▸ The request
Quote every line of the data below as it stands, omitting pictures.

▸ Data records
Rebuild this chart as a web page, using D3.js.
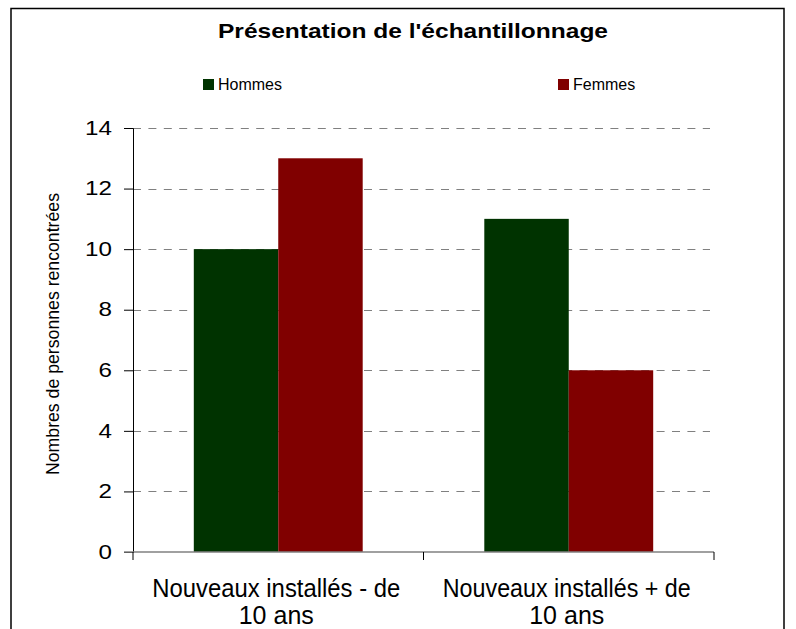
<!DOCTYPE html>
<html>
<head>
<meta charset="utf-8">
<script src="https://cdn.jsdelivr.net/npm/d3@7"></script>
<style>
  body { margin: 0; background: #fff; }
  text { font-family: "Liberation Sans", Arial, sans-serif; }
</style>
</head>
<body>
<script>
const categories = ["Nouveaux installés - de 10 ans", "Nouveaux installés + de 10 ans"];
const categoryLines = [["Nouveaux installés - de", "10 ans"], ["Nouveaux installés + de", "10 ans"]];
const seriesNames = ["Hommes", "Femmes"];
const hommes = [10, 11];
const femmes = [13, 6];
const yTicks = [0, 2, 4, 6, 8, 10, 12, 14];
const colors = {Hommes: "#003300", Femmes: "#800000"};

const W = 796, H = 629;
const margin = {top: 128, right: 82, bottom: 77, left: 133},
    width = 714 - margin.left,
    height = 552 - margin.top;

const svg = d3.select("body").append("svg")
    .attr("width", W)
    .attr("height", H);

// chart frame
svg.append("rect")
    .attr("x", 11).attr("y", 8.5)
    .attr("width", 773).attr("height", H + 10)
    .attr("fill", "none")
    .attr("stroke", "#000")
    .attr("stroke-width", 1.5);

svg.append("text")
    .attr("x", 413).attr("y", 38)
    .attr("text-anchor", "middle")
    .attr("textLength", 390)
    .attr("lengthAdjust", "spacingAndGlyphs")
    .style("font-size", "21px")
    .style("font-weight", "bold")
    .text("Présentation de l'échantillonnage");

// legend
const legendX = [203, 558];
const legend = svg.selectAll(".legend")
    .data(seriesNames)
    .enter().append("g")
    .attr("class", "legend")
    .attr("transform", (d, i) => "translate(" + legendX[i] + ",79)");
legend.append("rect")
    .attr("width", 11).attr("height", 11)
    .attr("fill", d => colors[d]);
legend.append("text")
    .attr("x", 15).attr("y", 11)
    .style("font-size", "16px")
    .text(d => d);

const g = svg.append("g")
    .attr("transform", "translate(" + margin.left + "," + margin.top + ")");

const x0 = d3.scaleBand()
    .domain(categories)
    .range([0, width])
    .padding(0);
const x1 = d3.scaleBand()
    .domain(seriesNames)
    .range([0, x0.bandwidth()])
    .paddingInner(0)
    .paddingOuter(0.72);
const y = d3.scaleLinear()
    .domain([0, 14])
    .range([height, 0]);

// gridlines
g.selectAll(".grid")
    .data(yTicks.filter(d => d > 0))
    .enter().append("line")
    .attr("class", "grid")
    .attr("x1", 0).attr("x2", width - 4)
    .attr("y1", d => Math.round(y(d)) + 0.5)
    .attr("y2", d => Math.round(y(d)) + 0.5)
    .attr("stroke", "#808080")
    .attr("stroke-width", 1)
    .attr("stroke-dasharray", "8,7.4");

const data = categories.map((c, i) => ({cat: c, values: [
    {key: "Hommes", v: hommes[i]},
    {key: "Femmes", v: femmes[i]}
]}));

g.selectAll(".group")
    .data(data)
    .enter().append("g")
    .attr("class", "group")
    .attr("transform", d => "translate(" + x0(d.cat) + ",0)")
    .selectAll("rect")
    .data(d => d.values)
    .enter().append("rect")
    .attr("x", d => x1(d.key))
    .attr("width", x1.bandwidth())
    .attr("y", d => y(d.v))
    .attr("height", d => height - y(d.v))
    .attr("fill", d => colors[d.key]);

// y axis
const yAxis = d3.axisLeft(y)
    .tickValues(yTicks)
    .tickSize(9)
    .tickPadding(12);
const ya = g.append("g").call(yAxis);
ya.select(".domain").attr("stroke", "#000");
ya.selectAll(".tick line").attr("stroke", "#000");
ya.selectAll(".tick text")
    .style("font-size", "19.5px")
    .style("font-family", "'Liberation Sans', Arial, sans-serif")
    .attr("fill", "#000")
    .each(function() {
        // the reference digits are drawn a little wide
        const w = this.getComputedTextLength();
        d3.select(this).attr("textLength", w * 1.24)
            .attr("lengthAdjust", "spacingAndGlyphs");
    });

// x axis
g.append("line")
    .attr("x1", -9).attr("x2", width)
    .attr("y1", height).attr("y2", height)
    .attr("stroke", "#808080").attr("stroke-width", 1.5);
g.selectAll(".xtick")
    .data([0, 1, 2])
    .enter().append("line")
    .attr("class", "xtick")
    .attr("x1", d => d * x0.step()).attr("x2", d => d * x0.step())
    .attr("y1", height).attr("y2", height + 8)
    .attr("stroke", "#000");

const labels = g.selectAll(".xlabel")
    .data(categories)
    .enter().append("text")
    .attr("class", "xlabel")
    .attr("text-anchor", "middle")
    .attr("transform", d => "translate(" + (x0(d) + x0.bandwidth() / 2 - 2) + "," + (height + 45) + ")")
    .style("font-size", "25px");
labels.selectAll("tspan")
    .data((d, i) => categoryLines[i])
    .enter().append("tspan")
    .attr("x", 0)
    .attr("dy", (d, i) => i === 0 ? 0 : 27)
    .text(d => d);
labels.selectAll("tspan").filter((d, i) => i === 0)
    .attr("textLength", 248)
    .attr("lengthAdjust", "spacingAndGlyphs");

// y axis title
svg.append("text")
    .attr("transform", "translate(59,334) rotate(-90)")
    .attr("text-anchor", "middle")
    .attr("textLength", 282)
    .attr("lengthAdjust", "spacingAndGlyphs")
    .style("font-size", "18.5px")
    .text("Nombres de personnes rencontrées");
</script>
</body>
</html>
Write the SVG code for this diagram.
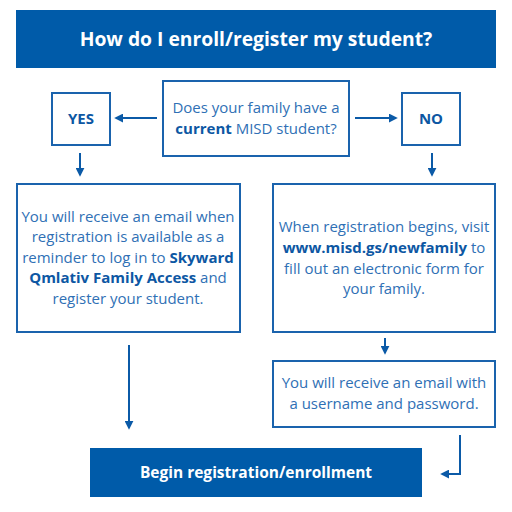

▸ Reply
Rebuild this chart as a web page, using D3.js.
<!DOCTYPE html>
<html>
<head>
<meta charset="utf-8">
<script src="https://cdn.jsdelivr.net/npm/d3@7"></script>
<style>
  body { margin: 0; background: #fff; }
  text { font-family: "Liberation Sans", Arial, sans-serif; }
</style>
</head>
<body>
<script>
const categories = ["Nouveaux installés - de 10 ans", "Nouveaux installés + de 10 ans"];
const categoryLines = [["Nouveaux installés - de", "10 ans"], ["Nouveaux installés + de", "10 ans"]];
const seriesNames = ["Hommes", "Femmes"];
const hommes = [10, 11];
const femmes = [13, 6];
const yTicks = [0, 2, 4, 6, 8, 10, 12, 14];
const colors = {Hommes: "#003300", Femmes: "#800000"};

const W = 796, H = 629;
const margin = {top: 128, right: 82, bottom: 77, left: 133},
    width = 714 - margin.left,
    height = 552 - margin.top;

const svg = d3.select("body").append("svg")
    .attr("width", W)
    .attr("height", H);

// chart frame
svg.append("rect")
    .attr("x", 11).attr("y", 8.5)
    .attr("width", 773).attr("height", H + 10)
    .attr("fill", "none")
    .attr("stroke", "#000")
    .attr("stroke-width", 1.5);

svg.append("text")
    .attr("x", 413).attr("y", 38)
    .attr("text-anchor", "middle")
    .attr("textLength", 390)
    .attr("lengthAdjust", "spacingAndGlyphs")
    .style("font-size", "21px")
    .style("font-weight", "bold")
    .text("Présentation de l'échantillonnage");

// legend
const legendX = [203, 558];
const legend = svg.selectAll(".legend")
    .data(seriesNames)
    .enter().append("g")
    .attr("class", "legend")
    .attr("transform", (d, i) => "translate(" + legendX[i] + ",79)");
legend.append("rect")
    .attr("width", 11).attr("height", 11)
    .attr("fill", d => colors[d]);
legend.append("text")
    .attr("x", 15).attr("y", 11)
    .style("font-size", "16px")
    .text(d => d);

const g = svg.append("g")
    .attr("transform", "translate(" + margin.left + "," + margin.top + ")");

const x0 = d3.scaleBand()
    .domain(categories)
    .range([0, width])
    .padding(0);
const x1 = d3.scaleBand()
    .domain(seriesNames)
    .range([0, x0.bandwidth()])
    .paddingInner(0)
    .paddingOuter(0.72);
const y = d3.scaleLinear()
    .domain([0, 14])
    .range([height, 0]);

// gridlines
g.selectAll(".grid")
    .data(yTicks.filter(d => d > 0))
    .enter().append("line")
    .attr("class", "grid")
    .attr("x1", 0).attr("x2", width - 4)
    .attr("y1", d => Math.round(y(d)) + 0.5)
    .attr("y2", d => Math.round(y(d)) + 0.5)
    .attr("stroke", "#808080")
    .attr("stroke-width", 1)
    .attr("stroke-dasharray", "8,7.4");

const data = categories.map((c, i) => ({cat: c, values: [
    {key: "Hommes", v: hommes[i]},
    {key: "Femmes", v: femmes[i]}
]}));

g.selectAll(".group")
    .data(data)
    .enter().append("g")
    .attr("class", "group")
    .attr("transform", d => "translate(" + x0(d.cat) + ",0)")
    .selectAll("rect")
    .data(d => d.values)
    .enter().append("rect")
    .attr("x", d => x1(d.key))
    .attr("width", x1.bandwidth())
    .attr("y", d => y(d.v))
    .attr("height", d => height - y(d.v))
    .attr("fill", d => colors[d.key]);

// y axis
const yAxis = d3.axisLeft(y)
    .tickValues(yTicks)
    .tickSize(9)
    .tickPadding(12);
const ya = g.append("g").call(yAxis);
ya.select(".domain").attr("stroke", "#000");
ya.selectAll(".tick line").attr("stroke", "#000");
ya.selectAll(".tick text")
    .style("font-size", "19.5px")
    .style("font-family", "'Liberation Sans', Arial, sans-serif")
    .attr("fill", "#000")
    .each(function() {
        // the reference digits are drawn a little wide
        const w = this.getComputedTextLength();
        d3.select(this).attr("textLength", w * 1.24)
            .attr("lengthAdjust", "spacingAndGlyphs");
    });

// x axis
g.append("line")
    .attr("x1", -9).attr("x2", width)
    .attr("y1", height).attr("y2", height)
    .attr("stroke", "#808080").attr("stroke-width", 1.5);
g.selectAll(".xtick")
    .data([0, 1, 2])
    .enter().append("line")
    .attr("class", "xtick")
    .attr("x1", d => d * x0.step()).attr("x2", d => d * x0.step())
    .attr("y1", height).attr("y2", height + 8)
    .attr("stroke", "#000");

const labels = g.selectAll(".xlabel")
    .data(categories)
    .enter().append("text")
    .attr("class", "xlabel")
    .attr("text-anchor", "middle")
    .attr("transform", d => "translate(" + (x0(d) + x0.bandwidth() / 2 - 2) + "," + (height + 45) + ")")
    .style("font-size", "25px");
labels.selectAll("tspan")
    .data((d, i) => categoryLines[i])
    .enter().append("tspan")
    .attr("x", 0)
    .attr("dy", (d, i) => i === 0 ? 0 : 27)
    .text(d => d);
labels.selectAll("tspan").filter((d, i) => i === 0)
    .attr("textLength", 248)
    .attr("lengthAdjust", "spacingAndGlyphs");

// y axis title
svg.append("text")
    .attr("transform", "translate(59,334) rotate(-90)")
    .attr("text-anchor", "middle")
    .attr("textLength", 282)
    .attr("lengthAdjust", "spacingAndGlyphs")
    .style("font-size", "18.5px")
    .text("Nombres de personnes rencontrées");
</script>
</body>
</html>
Write the SVG code for this diagram.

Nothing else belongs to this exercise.